-- Begin Data shown --

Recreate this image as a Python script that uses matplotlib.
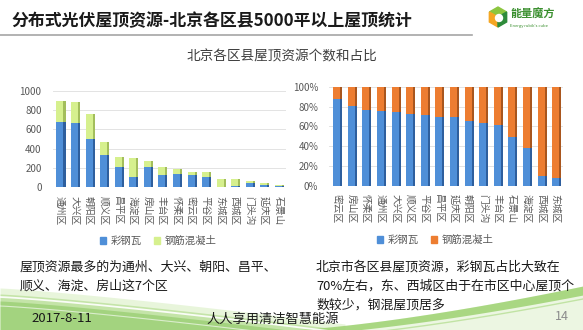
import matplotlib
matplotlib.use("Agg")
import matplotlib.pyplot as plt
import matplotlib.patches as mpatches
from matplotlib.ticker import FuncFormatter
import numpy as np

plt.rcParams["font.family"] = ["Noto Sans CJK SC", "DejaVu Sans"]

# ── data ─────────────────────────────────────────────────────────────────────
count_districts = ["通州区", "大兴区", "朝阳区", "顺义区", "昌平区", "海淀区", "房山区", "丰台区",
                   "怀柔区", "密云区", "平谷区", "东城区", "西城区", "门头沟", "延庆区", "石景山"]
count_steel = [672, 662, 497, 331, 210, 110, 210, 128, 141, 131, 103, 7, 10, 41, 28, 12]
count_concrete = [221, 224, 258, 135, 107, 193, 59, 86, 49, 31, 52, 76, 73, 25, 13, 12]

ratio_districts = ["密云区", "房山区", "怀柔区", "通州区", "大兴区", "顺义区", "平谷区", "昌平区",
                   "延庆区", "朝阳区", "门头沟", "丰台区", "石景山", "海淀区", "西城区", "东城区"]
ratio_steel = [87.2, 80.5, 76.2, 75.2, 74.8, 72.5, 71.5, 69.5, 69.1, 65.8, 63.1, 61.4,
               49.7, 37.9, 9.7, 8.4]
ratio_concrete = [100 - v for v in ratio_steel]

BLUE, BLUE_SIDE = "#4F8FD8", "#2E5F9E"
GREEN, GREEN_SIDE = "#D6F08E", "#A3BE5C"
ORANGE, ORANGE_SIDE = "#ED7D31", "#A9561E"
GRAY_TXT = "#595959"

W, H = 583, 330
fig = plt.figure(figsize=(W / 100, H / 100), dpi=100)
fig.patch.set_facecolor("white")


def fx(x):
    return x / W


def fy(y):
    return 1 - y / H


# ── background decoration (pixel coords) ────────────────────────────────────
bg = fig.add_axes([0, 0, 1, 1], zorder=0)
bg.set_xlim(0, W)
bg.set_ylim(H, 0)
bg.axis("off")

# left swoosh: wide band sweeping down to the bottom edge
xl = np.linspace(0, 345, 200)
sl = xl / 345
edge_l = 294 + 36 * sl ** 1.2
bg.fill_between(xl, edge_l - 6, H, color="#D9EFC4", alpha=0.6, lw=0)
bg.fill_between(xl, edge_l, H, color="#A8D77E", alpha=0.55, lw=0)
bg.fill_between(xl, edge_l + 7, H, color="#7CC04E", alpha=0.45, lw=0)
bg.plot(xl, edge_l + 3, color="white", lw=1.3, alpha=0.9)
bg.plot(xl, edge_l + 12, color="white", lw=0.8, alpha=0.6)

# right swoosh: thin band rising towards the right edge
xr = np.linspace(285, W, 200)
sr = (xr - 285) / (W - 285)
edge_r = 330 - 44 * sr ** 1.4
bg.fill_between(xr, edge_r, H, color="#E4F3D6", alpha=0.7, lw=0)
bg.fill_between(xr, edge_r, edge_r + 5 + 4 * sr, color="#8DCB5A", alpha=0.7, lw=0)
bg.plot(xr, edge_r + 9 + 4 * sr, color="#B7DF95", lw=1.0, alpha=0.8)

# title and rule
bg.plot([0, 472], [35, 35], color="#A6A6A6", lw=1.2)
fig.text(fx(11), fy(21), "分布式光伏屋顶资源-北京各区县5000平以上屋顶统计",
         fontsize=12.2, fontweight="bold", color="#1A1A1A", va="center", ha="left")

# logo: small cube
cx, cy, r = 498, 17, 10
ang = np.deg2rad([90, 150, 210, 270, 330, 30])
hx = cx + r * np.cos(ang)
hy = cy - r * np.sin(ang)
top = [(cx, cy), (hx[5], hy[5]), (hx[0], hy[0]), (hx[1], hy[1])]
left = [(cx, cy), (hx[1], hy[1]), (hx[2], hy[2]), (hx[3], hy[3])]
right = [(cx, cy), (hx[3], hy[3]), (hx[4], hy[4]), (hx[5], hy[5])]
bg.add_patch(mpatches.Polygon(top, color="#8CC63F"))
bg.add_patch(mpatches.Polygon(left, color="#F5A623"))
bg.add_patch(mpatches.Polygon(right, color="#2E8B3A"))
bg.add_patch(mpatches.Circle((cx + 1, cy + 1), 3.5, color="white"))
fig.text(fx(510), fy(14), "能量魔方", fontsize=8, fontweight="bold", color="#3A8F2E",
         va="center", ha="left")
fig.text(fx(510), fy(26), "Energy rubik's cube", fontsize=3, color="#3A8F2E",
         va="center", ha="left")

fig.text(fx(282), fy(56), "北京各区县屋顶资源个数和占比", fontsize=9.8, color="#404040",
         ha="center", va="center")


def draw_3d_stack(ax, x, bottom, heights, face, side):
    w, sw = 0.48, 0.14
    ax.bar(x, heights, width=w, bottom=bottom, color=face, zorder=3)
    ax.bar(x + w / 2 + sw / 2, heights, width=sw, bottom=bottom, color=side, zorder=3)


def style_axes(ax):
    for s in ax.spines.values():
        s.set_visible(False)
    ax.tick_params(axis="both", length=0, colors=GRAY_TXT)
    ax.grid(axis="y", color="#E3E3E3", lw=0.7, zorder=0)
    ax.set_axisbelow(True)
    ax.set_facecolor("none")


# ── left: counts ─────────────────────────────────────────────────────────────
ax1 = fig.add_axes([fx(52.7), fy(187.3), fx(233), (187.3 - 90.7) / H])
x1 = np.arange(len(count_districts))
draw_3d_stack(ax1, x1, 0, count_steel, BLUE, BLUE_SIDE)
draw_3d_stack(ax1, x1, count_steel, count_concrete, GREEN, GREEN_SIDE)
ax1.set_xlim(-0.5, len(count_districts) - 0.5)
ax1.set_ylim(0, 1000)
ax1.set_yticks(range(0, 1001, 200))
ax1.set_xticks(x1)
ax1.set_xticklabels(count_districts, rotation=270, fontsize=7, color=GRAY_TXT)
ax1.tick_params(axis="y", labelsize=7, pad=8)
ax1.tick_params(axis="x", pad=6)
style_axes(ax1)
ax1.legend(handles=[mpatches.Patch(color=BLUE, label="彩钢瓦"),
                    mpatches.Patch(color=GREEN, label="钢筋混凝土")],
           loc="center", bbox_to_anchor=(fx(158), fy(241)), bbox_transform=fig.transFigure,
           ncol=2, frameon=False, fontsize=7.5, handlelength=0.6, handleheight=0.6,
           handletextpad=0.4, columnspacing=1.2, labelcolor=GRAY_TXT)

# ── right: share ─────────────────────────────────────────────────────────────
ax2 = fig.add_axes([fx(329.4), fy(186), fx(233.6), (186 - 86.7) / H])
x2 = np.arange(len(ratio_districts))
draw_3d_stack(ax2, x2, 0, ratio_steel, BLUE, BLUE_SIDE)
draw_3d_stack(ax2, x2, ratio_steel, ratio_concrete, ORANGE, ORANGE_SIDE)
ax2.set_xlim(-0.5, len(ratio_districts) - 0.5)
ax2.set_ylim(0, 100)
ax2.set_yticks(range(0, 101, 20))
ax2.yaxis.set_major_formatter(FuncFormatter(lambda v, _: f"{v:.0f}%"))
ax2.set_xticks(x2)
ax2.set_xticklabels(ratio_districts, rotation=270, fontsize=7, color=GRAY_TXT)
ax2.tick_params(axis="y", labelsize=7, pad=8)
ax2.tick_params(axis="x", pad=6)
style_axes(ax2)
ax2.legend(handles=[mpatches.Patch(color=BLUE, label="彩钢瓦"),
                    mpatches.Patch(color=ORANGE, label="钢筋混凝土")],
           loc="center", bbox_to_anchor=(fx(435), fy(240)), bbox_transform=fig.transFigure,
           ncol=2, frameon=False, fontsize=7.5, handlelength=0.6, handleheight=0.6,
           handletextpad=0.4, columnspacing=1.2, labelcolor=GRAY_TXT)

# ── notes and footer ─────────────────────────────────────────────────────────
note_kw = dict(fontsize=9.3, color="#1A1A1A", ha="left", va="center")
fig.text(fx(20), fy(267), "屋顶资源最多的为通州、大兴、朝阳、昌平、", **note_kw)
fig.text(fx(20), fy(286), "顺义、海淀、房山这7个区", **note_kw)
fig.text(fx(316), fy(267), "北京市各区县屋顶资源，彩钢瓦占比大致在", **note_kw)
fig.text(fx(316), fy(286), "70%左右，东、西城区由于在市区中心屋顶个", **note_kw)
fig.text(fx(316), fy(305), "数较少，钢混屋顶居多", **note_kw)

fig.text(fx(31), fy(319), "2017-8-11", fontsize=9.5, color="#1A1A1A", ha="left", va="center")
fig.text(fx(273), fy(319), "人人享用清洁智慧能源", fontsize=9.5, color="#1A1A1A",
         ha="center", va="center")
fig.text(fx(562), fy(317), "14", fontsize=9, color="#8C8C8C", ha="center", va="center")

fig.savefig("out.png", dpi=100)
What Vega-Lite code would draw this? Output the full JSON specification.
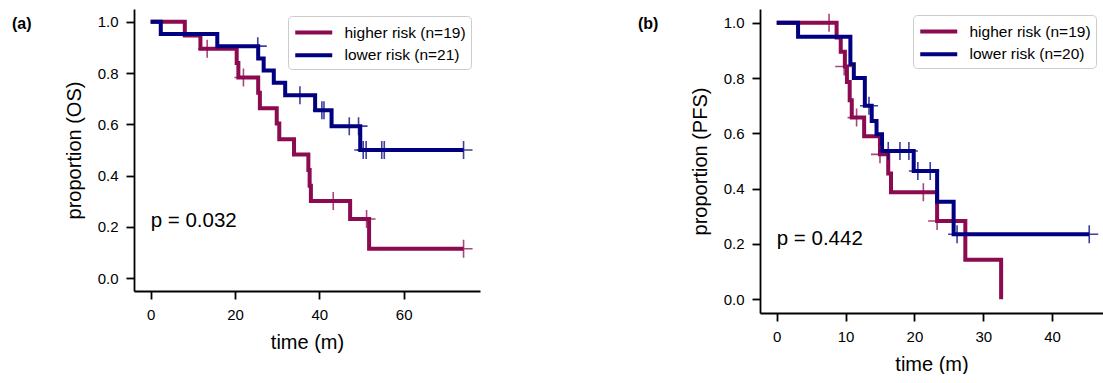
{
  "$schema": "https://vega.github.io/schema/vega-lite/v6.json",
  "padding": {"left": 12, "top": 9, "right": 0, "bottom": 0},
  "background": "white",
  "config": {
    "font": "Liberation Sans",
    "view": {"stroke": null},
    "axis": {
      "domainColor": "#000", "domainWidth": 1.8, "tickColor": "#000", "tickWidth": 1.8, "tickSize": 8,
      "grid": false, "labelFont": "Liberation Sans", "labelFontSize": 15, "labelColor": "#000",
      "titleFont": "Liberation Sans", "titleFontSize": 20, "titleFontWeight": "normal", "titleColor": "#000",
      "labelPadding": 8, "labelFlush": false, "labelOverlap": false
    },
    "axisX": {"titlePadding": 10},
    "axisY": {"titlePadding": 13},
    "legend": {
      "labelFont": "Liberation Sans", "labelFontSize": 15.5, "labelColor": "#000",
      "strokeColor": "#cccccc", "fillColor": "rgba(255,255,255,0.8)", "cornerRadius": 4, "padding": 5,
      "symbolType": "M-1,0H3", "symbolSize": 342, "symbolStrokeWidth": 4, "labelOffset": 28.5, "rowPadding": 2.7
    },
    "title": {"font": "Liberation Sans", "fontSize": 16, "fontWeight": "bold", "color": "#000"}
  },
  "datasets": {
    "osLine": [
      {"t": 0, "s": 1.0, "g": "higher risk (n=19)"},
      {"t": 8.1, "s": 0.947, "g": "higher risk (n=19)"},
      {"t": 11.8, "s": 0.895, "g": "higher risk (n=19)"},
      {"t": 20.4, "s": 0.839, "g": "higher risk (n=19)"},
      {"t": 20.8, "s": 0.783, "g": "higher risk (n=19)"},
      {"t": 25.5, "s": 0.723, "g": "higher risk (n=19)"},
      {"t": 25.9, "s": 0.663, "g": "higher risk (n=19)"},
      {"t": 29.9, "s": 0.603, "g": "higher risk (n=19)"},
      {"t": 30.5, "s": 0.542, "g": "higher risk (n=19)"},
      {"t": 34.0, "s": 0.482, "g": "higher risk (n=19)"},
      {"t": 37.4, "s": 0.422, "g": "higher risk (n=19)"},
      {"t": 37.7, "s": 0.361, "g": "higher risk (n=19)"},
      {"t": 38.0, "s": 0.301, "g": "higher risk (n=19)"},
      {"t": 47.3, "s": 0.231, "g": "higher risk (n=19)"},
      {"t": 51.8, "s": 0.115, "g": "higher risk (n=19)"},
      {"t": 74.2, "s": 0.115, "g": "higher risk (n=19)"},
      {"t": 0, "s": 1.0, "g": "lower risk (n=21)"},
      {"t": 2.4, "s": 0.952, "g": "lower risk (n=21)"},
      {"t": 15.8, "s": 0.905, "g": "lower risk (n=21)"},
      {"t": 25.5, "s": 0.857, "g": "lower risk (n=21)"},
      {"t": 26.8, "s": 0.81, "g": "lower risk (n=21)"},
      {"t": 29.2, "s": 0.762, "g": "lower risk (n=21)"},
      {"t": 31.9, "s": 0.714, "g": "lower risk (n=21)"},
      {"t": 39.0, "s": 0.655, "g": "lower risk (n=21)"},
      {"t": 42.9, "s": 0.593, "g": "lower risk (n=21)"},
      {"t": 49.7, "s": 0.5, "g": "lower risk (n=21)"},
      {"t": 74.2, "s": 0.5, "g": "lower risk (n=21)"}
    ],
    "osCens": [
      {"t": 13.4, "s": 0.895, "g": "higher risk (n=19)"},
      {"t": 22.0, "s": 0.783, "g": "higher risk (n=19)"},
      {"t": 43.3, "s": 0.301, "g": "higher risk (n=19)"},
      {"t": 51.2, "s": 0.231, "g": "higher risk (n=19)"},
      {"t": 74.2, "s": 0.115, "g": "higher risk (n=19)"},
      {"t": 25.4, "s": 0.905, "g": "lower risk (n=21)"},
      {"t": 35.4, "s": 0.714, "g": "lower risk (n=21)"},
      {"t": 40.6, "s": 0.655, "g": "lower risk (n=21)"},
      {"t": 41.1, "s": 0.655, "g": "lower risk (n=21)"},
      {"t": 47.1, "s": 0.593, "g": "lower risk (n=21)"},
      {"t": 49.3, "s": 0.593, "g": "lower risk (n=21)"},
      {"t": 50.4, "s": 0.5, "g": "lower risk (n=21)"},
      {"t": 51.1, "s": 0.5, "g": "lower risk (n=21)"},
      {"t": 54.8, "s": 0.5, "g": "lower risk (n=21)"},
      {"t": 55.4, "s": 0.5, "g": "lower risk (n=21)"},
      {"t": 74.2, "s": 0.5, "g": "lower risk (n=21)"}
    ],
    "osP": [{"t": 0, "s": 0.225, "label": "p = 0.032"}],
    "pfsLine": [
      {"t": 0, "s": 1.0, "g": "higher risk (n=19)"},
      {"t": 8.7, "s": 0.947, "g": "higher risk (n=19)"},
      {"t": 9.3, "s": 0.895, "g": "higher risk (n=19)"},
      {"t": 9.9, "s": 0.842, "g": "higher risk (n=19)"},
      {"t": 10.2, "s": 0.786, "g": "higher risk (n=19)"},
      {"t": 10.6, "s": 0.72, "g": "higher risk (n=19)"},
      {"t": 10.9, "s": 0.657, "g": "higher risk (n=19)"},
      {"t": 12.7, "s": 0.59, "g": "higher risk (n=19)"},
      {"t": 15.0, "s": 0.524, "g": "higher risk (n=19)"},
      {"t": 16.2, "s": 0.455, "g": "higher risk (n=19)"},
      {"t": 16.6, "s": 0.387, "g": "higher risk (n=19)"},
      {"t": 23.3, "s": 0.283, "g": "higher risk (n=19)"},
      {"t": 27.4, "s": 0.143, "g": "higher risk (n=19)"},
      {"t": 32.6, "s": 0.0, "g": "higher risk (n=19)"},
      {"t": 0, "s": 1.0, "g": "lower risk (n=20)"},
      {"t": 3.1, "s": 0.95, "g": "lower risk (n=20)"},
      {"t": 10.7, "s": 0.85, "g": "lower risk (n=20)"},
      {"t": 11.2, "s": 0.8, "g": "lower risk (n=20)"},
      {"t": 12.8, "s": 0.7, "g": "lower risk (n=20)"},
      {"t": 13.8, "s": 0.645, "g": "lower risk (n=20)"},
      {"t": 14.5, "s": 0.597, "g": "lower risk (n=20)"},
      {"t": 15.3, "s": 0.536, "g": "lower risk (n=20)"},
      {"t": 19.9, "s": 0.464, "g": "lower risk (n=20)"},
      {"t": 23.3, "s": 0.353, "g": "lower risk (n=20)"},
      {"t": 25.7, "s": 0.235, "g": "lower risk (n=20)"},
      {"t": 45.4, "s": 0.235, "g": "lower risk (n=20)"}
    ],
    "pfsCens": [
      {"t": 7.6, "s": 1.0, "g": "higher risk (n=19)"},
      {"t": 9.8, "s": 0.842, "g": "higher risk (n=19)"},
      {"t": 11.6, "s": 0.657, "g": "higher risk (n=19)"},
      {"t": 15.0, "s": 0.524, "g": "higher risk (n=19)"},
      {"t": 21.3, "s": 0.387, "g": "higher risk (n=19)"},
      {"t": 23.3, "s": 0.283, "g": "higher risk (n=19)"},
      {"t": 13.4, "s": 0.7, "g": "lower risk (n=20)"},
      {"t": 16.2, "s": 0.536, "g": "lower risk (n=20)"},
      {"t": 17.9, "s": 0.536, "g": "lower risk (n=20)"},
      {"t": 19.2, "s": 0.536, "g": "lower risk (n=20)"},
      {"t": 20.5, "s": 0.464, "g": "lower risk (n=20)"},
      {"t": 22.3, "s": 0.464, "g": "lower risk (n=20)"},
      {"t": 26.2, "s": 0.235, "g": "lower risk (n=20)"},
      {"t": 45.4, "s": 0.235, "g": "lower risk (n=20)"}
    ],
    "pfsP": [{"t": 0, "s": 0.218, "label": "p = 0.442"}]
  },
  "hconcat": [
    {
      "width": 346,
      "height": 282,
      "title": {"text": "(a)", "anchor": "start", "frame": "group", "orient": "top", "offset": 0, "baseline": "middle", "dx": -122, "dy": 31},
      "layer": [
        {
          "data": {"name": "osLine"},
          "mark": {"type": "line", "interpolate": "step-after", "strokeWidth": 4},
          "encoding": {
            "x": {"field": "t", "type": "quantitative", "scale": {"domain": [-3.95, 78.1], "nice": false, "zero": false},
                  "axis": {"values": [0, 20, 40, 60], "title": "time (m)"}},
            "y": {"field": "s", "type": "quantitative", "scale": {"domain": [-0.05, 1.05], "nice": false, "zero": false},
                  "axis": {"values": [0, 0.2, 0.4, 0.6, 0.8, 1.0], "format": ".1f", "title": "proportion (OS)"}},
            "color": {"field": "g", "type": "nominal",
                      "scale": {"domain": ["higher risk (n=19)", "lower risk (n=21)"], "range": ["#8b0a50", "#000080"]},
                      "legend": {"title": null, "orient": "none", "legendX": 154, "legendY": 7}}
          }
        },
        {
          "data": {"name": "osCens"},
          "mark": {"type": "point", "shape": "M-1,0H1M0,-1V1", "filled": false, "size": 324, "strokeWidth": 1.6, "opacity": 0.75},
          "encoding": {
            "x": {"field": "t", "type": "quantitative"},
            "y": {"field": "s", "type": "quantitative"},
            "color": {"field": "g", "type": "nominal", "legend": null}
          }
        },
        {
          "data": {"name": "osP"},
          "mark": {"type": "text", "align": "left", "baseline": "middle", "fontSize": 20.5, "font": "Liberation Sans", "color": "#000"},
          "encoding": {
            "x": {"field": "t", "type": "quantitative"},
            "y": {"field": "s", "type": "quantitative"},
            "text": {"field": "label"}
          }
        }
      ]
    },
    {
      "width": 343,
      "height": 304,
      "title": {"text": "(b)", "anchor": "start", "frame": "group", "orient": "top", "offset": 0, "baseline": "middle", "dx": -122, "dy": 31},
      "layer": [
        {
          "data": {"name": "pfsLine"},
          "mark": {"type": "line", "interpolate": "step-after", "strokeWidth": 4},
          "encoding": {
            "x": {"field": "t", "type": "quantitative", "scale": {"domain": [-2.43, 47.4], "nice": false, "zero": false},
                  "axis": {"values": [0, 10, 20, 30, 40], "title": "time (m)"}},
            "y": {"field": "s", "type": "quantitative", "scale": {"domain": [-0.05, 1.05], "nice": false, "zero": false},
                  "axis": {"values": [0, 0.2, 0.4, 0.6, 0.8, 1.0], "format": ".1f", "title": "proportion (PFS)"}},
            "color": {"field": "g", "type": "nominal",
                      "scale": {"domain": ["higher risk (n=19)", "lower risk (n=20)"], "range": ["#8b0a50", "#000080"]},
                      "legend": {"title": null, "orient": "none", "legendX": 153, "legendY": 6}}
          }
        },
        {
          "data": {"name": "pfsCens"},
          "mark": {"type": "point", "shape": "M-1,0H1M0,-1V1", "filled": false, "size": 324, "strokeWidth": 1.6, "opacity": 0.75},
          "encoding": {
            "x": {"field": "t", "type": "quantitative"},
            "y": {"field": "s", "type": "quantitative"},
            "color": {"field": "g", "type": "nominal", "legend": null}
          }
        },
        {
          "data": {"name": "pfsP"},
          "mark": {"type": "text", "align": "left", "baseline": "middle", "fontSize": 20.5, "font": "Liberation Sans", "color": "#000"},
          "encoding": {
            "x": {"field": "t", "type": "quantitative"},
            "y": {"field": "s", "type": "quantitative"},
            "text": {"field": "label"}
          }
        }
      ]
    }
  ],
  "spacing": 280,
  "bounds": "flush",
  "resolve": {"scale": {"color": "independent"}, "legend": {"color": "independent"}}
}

-- End Data shown --

Collect the complete line wherever the string "this" appears in the records.

[Solution to the exercise]:
Recreate this image as a Python script that uses matplotlib.
What Vega-Lite code would draw this? Output the full JSON specification.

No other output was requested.